Persaingan dalam dunia bisnis kian ketat, berbagai perusahaan
berlomba-lomba berkreasi se-kreatif mungkin untuk membuat program marketingnya
termasuk pengolahan ide iklan. Lihat saja di televisi, berbagai iklan diputar
di sela-sela tayangan program televisi tersebut. Bila iklan tidak dibuat
semenarik mungkin, maka orang akan lebih memilih untuk mengganti channel
televisi daripada melihat iklannya. Sama juga dengan iklan di media pajang
seperti billboard. Laju kendaraan dan padatnya lalu lintas membuat orang sulit
untuk fokus pada suatu iklan tertentu.

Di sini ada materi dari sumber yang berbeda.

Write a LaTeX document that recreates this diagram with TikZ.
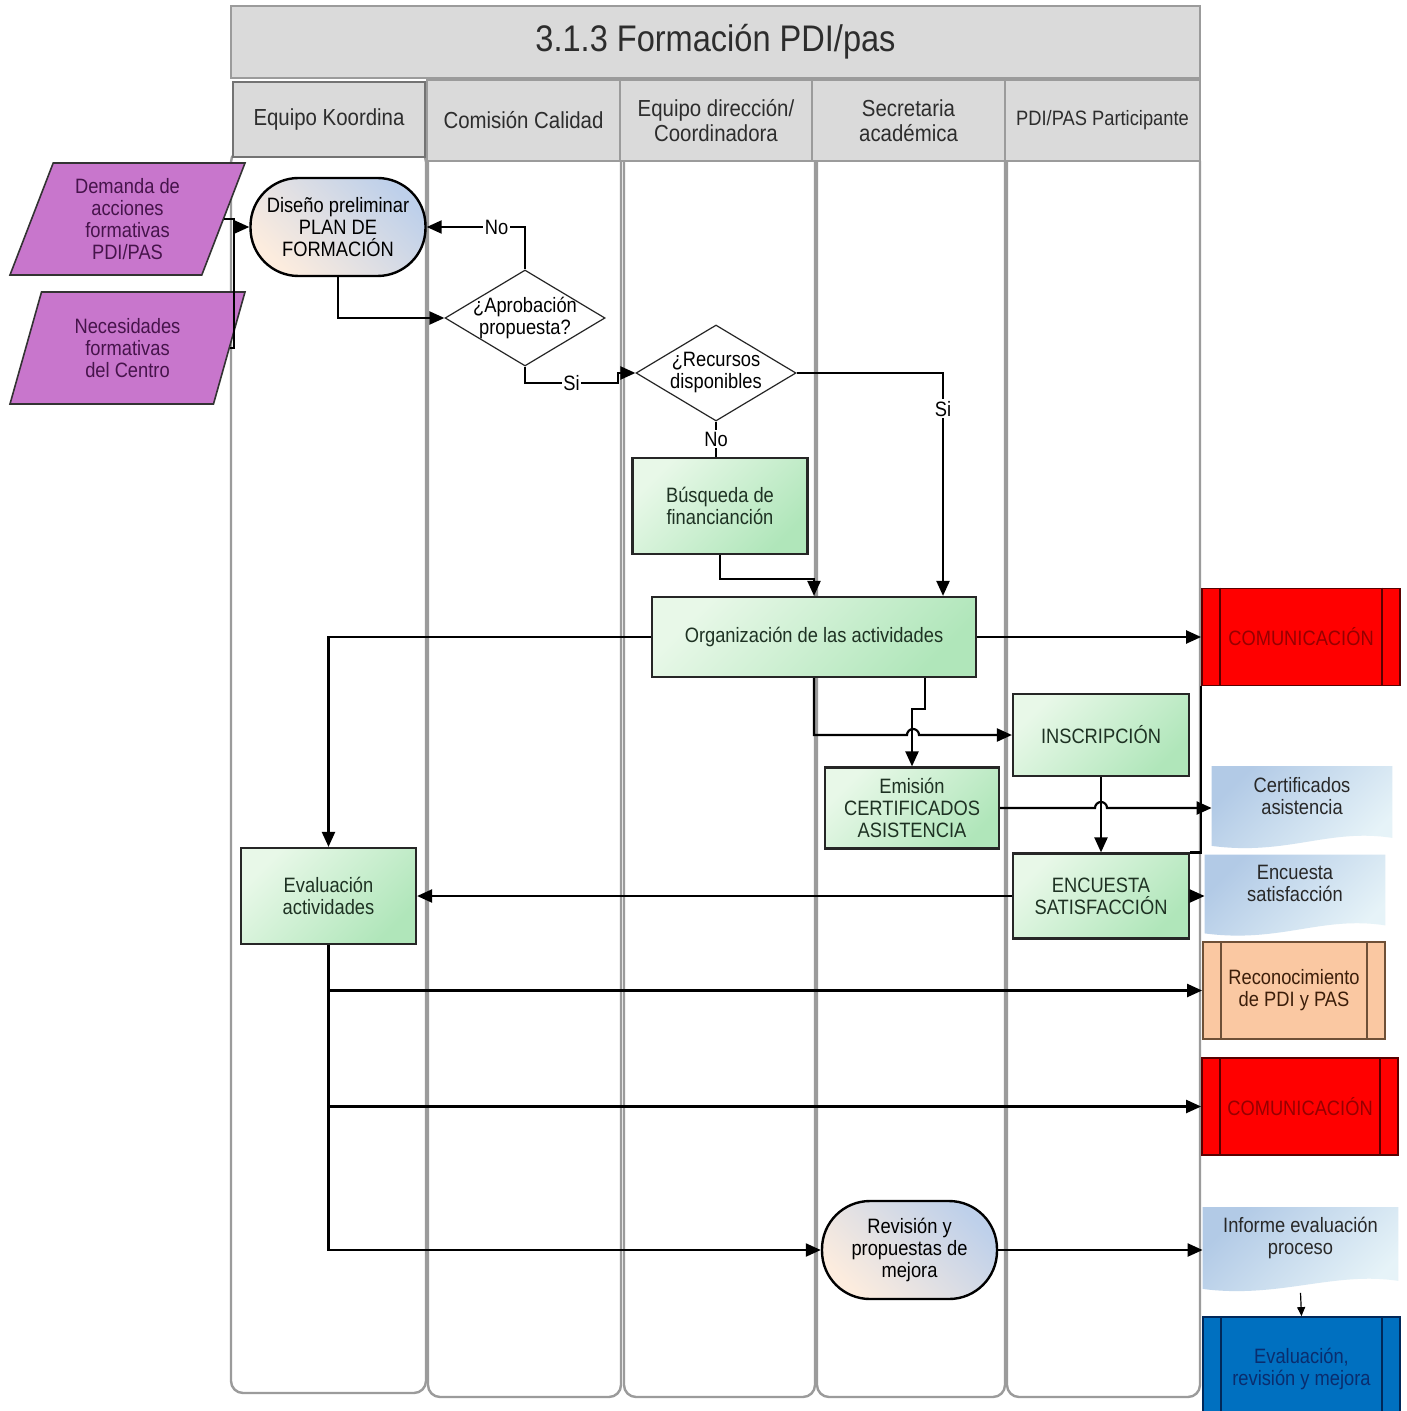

Berdasar dari insight itulah, berbagai pembuat iklan selalu berusaha membuat
iklan yang unik, berbeda dan menarik.
Etika?
Ilmu tentang
apa yang baik dan apa yang buruk dan
tentang hak dan kewajiban moral (KBBI).
Unik
dan menarik-nya sebuah iklan bisa menimbulkan kontroversi apabila tidak mengacu
pada kaidah etika. Selayaknya pembuatan konsep kreatif sebuah iklan mengacu
pada ciri iklan yang baik yaitu:
·
Etis: berkaitan dengan kepantasan.
·
Estetis: berkaitan dengan kelayakan (target market,
target audiennya, kapan harus ditayangkan?).
·
Artistik: bernilai seni sehingga mengundang daya tarik
khalayak.
·
Jujur : tidak memuat konten yang tidak sesuai dengan
kondisi produk yang diiklankan
·
Tidak memicu konflik SARA
·
Tidak mengandung pornografi
·
Tidak bertentangan dengan norma-norma yang berlaku.
·
Tidak melanggar etika bisnis, ex: saling menjatuhkan
produk tertentu dan sebagainya.
·
Tidak plagiat
Sejarah
Etika Periklanan Di Indonesia
Aturan, tata cara dan etika dalam beriklan sempat
menjadi perbincangan di masa periklanan modern Indonesia pada tahun 1978 yaitu
inisiatif untuk melahirkan Tata Krama Periklanan Indonesia. Contohnya saat itu
pemerintah Indonesia mendukung dibentuknya Dewan Periklanan Nasional yang
beranggotakan PPPI (Persatuan Perusahaan Periklanan Indonesia), SPS (Seikat
Penerbit Surat kabar), TVRI & RRI, PRSSNI (Persatuan Radio Siaran Swasta
Niaga Indonesia, GPBSI (Gabungan Pengusaha Bioskop Seluruh Indonesia) dan YLKI
(yayasan Lembaga Konsumen Indonesia). Sayangnya dewan itu hanya berusia satu
tahun sebelum pada akhirnya dibubarkan. Tata Krama Periklanan Indonesia yang
dicita-citakan akan lahir dari Dewan Periklanan Nasional tidak sempat menjadi
kenyataan. Beberapa pendapat mengatakan beberapa hal bahwa terutama ini karena
tekanan dari pengelola media cetak yang menginginkan agar kode etik periklanan
mengacu pada Kode Etik Penerbitan Pers yang sudahh dimiliki dan diberlakukan
oleh SPS bagi par anggotanya.
Pada pertengahan tahun 1980, Aspindo (Asosiasi
Pemrakarsa dan Penyantun Iklan Indonesia) memprakarsai sebuah Simposium
Periklanan Nasional bersama PPPI, SPS dan PRSSNI. Semua draft dan butir-butir
pikiran Tata Krama Periklanan Indonesia yang pernah dirumuskan di masing-masing
organisasi “dipertemukan” dalam simposium ini dan dibahas secara bersama.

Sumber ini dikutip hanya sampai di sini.